5 lbs russet potatoes
7-10 slices bacon
8 oz lower fat cream cheese, room temperature
½ cup unsalted butter, room temperature
1 cup reduced fat sour cream
¼ cup chives, minced
2½ cup sharp cheddar cheese, shredded
2-3 tsp Jane’s Crazy Mixed up salt
Preheat oven to 350 degrees F. Peel potatoes, and cut into 1-inch chunks. Place in a large saucepan, and add enough cold water to cover by about 2 inches.
Bring to a boil over medium-high heat, and reduce to a simmer. Cook until tender and easily pierced with a paring knife, about 20 minutes. Transfer to a colander to drain; return to pan, cover, and set aside.

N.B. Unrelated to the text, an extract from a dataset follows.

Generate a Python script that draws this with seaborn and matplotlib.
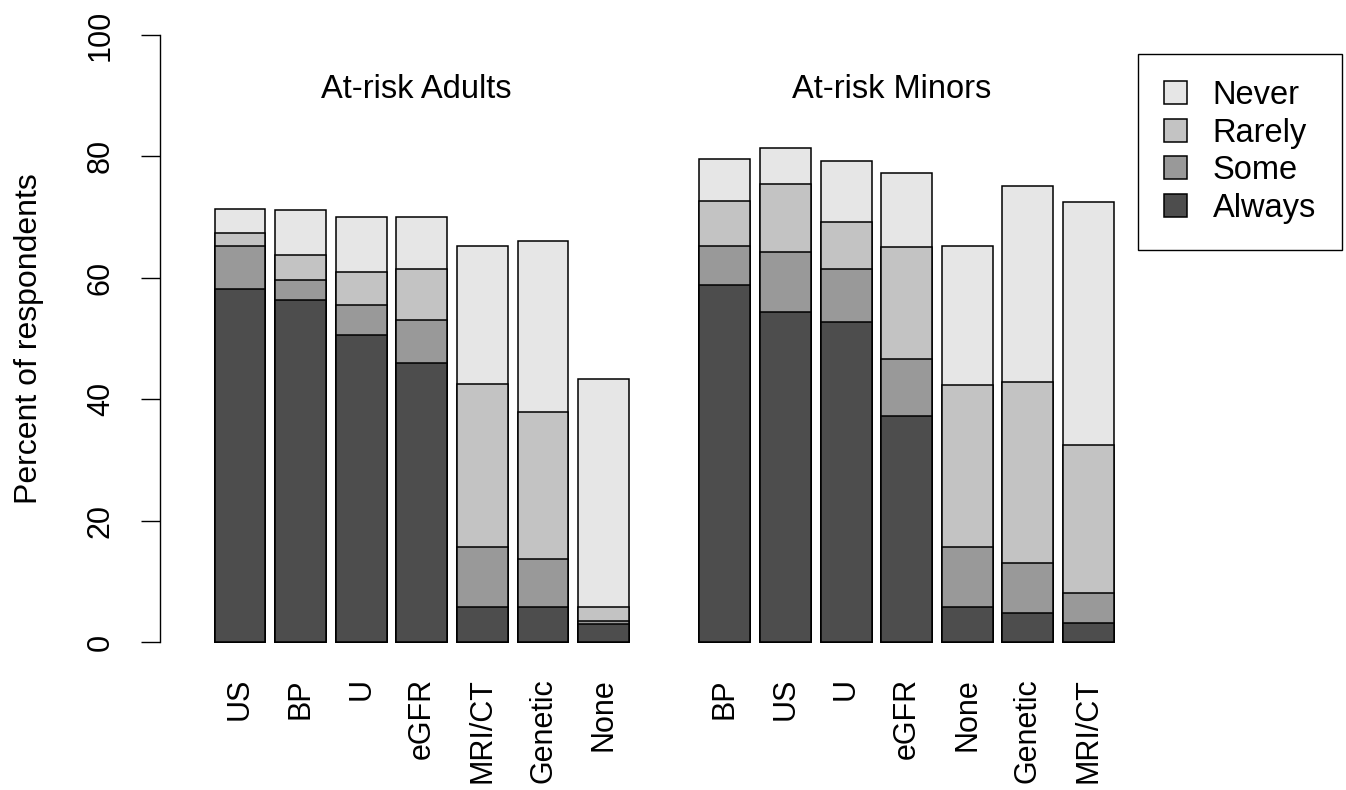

Meanwhile, cook the bacon however you prefer – microwave OR heat a large skillet over medium heat. Add bacon, and cook until crisp and browned, turning once. Transfer to paper towels to drain; let cool, and crumble into pieces.
Using a fork or potato masher, mash the potatoes in pan until light and fluffy.
Add the cream cheese, butter, and sour cream, and mix until combined and smooth. Add the chives, 2 cups cheddar cheese, and salt. Stir until well combined. Add more salt and pepper to taste.